Connelly was among several young people who converged on the First Baptist Church Family Life Center early Thursday morning along with other community members and clergy, government and education officials for a fall prayer breakfast.
Sponsored by the Orangeburg-Calhoun Association of Clergy and the Fellowship of Christian Athletes, the third annual fall prayer breakfast fostered a spirit of thanksgiving and prayer under the theme "Rescuing and Embracing our Children and our Community through Character."
The Rev. Jack Easterby, chaplain of the University of South Carolina basketball team, served as featured speaker.
He enthusiastically emphasized passion, purpose and preparation as the three ingredients needed for the spiritual empowerment of the Orangeburg community, especially youth like Connelly, who was joined by a group from her church.
The 15-year-old Orangeburg Preparatory School student and other members of her youth group from Northside Baptist Church have planned what they've called a "radical youth revolution" with a Focus On God, or F.O.G., event to be held on Saturday in Orangeburg.
"The passion behind his message was so good. It was amazing. To have a radical youth revolution, you have to have passion. So I think it will be very, very helpful to take what he said today and apply it to what we're trying to do with F.O.G. The whole thing is about God because it is all about him," Connelly said.
Her fellow youth group member, Rachel Myers, 17 ,said, "We want it to be nondenominational. We wanted it to be a place where anyone who is young and wants to be closer to God can come."
Easterby, a former star athlete and scholar at Newberry College, said the community must work to spread the gospel of Christ just as Paul did in Athens in the Book of Acts.
"I want to challenge Orangeburg to be passionate," he said, while admonishing the audience to not have a strong desire to worship athletes and educational pursuits, however, but God.
"We're all made and wired to worship something. I was passionate about basketball, but we don't know what can be accomplished ... when we take the passion we have ... and pour it into the gospel and see what things it can do," Easterby said.
Having a purpose in worship is critical, he said. After having tried 10 different diets in the last three weekends, he says he's found out the importance of narrowing down a purpose in life. He said glorifying God should be everybody's purpose in life.
"I can try something new every day, but if I don't have a purpose, then I got no shot. Jesus had a purpose. God created us for one reason ... and that is to worship him," he said, noting that every individual must now prepare to meet him.
"Will that be your preparation daily? Why would we settle? Our life might be the only Bible that someone reads today. Give God all you got because he gave you all he had," Easterby said.
After the Rev. Larry Jones of First Baptist Church of Orangeburg delivered a mellifluous rendition of "To God Be the Glory," prayers were sent up from clergymen, including the Rev. John Powell of the First Church of the Nazarene for the rescue and embrace of the community's children.

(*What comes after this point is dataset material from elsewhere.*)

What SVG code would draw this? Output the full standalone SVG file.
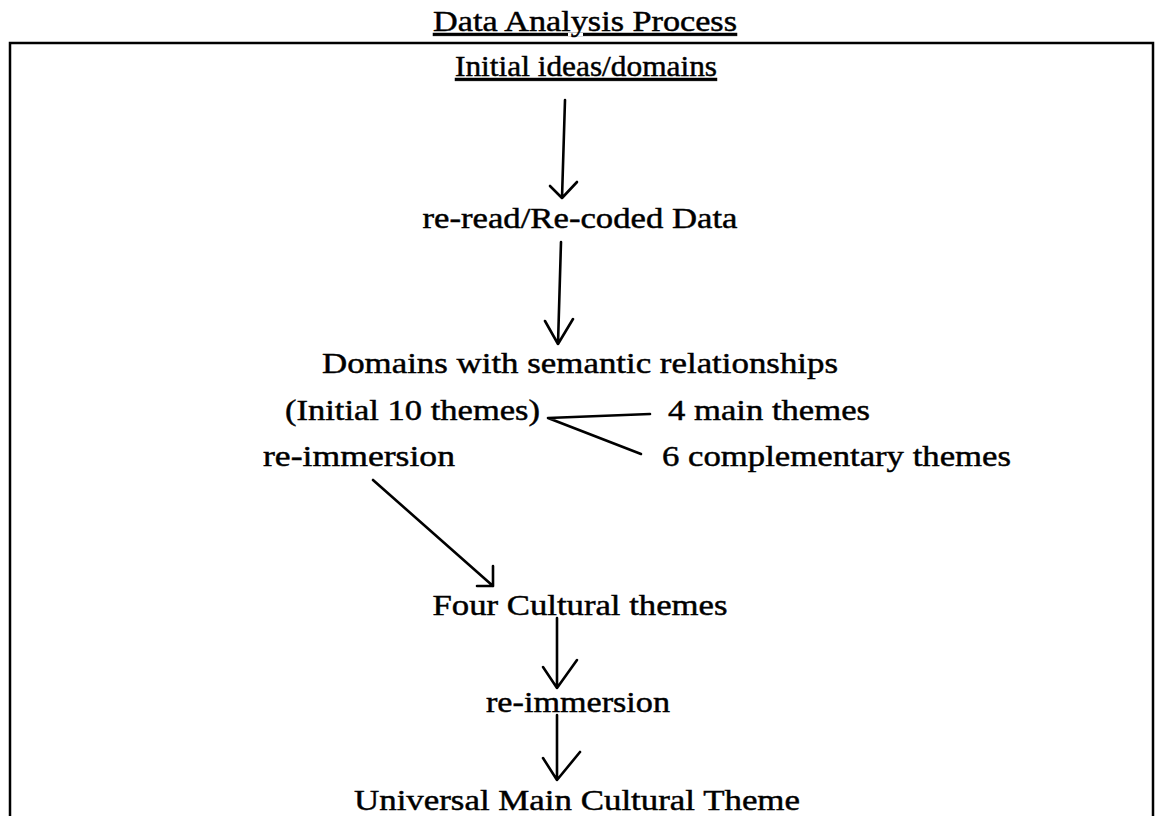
<svg xmlns="http://www.w3.org/2000/svg" width="1155" height="816" viewBox="0 0 1155 816">
  <style>
    text { font-family: "Liberation Serif", "Times New Roman", serif; font-size: 29px; fill: #000; stroke: #000; stroke-width: 0.45; }
    .c { text-anchor: middle; }
    .u { text-decoration: underline; }
    .ln { stroke: #000; stroke-width: 2.6; fill: none; stroke-linecap: round; stroke-linejoin: round; }
    .frame { stroke: #000; stroke-width: 2.5; fill: none; }
  </style>
  <rect width="1155" height="816" fill="#fff"/>
  <g id="title">
    <text class="c u" x="585" y="31" textLength="304" lengthAdjust="spacingAndGlyphs">Data Analysis Process</text>
  </g>
  <path id="frame" class="frame" d="M10,816 V43 H1153 V816"/>
  <g id="node-initial">
    <text class="c u" x="586" y="76" textLength="262" lengthAdjust="spacingAndGlyphs">Initial ideas/domains</text>
  </g>
  <g id="node-reread">
    <text class="c" x="580" y="228" textLength="315" lengthAdjust="spacingAndGlyphs">re-read/Re-coded Data</text>
  </g>
  <g id="node-domains">
    <text class="c" x="580" y="373" textLength="516" lengthAdjust="spacingAndGlyphs">Domains with semantic relationships</text>
  </g>
  <g id="node-initial10">
    <text x="285" y="420" textLength="255" lengthAdjust="spacingAndGlyphs">(Initial 10 themes)</text>
  </g>
  <g id="node-main4">
    <text x="668" y="420" textLength="202" lengthAdjust="spacingAndGlyphs">4 main themes</text>
  </g>
  <g id="node-reimmersion1">
    <text x="263" y="466" textLength="192" lengthAdjust="spacingAndGlyphs">re-immersion</text>
  </g>
  <g id="node-comp6">
    <text x="662" y="466" textLength="349" lengthAdjust="spacingAndGlyphs">6 complementary themes</text>
  </g>
  <g id="node-four">
    <text class="c" x="580" y="615" textLength="295" lengthAdjust="spacingAndGlyphs">Four Cultural themes</text>
  </g>
  <g id="node-reimmersion2">
    <text class="c" x="578" y="712" textLength="184" lengthAdjust="spacingAndGlyphs">re-immersion</text>
  </g>
  <g id="node-universal">
    <text class="c" x="577" y="810" textLength="446" lengthAdjust="spacingAndGlyphs">Universal Main Cultural Theme</text>
  </g>
  <g id="connectors">
    <path class="ln" d="M565,100 L562,198 M550,186 L562,198 L577,182"/>
    <path class="ln" d="M561,242 L558,344 M545,321 L558,344 L573,319"/>
    <path class="ln" d="M650,414 L548,418 L641,454"/>
    <path class="ln" d="M373,480 L493,586 M493,566 L493,586 L477,586"/>
    <path class="ln" d="M557,618 L557,688 M543,667 L557,688 L577,660"/>
    <path class="ln" d="M557,715 L557,780 M543,758 L557,780 L580,752"/>
  </g>
</svg>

"This is our investment in the future," he said, noting that adults should work to have children "see Jesus" in their lives.
The Rev. Shane Wall of Orangeburg's Feast of the Lord Church prayed for the rescue of the community.
"Our prayer is not to empower God, but to empower ourselves ... . We don't take it lightly," Wall said.
This weekend's F.O.G. event will be held from 6:30 p.m. to 9 p.m. Saturday at the old bowling ally on the Highway 21 Bypass at 1846 Joe Jeffords Highway. It is for grades 6-12 and will include pizza and music.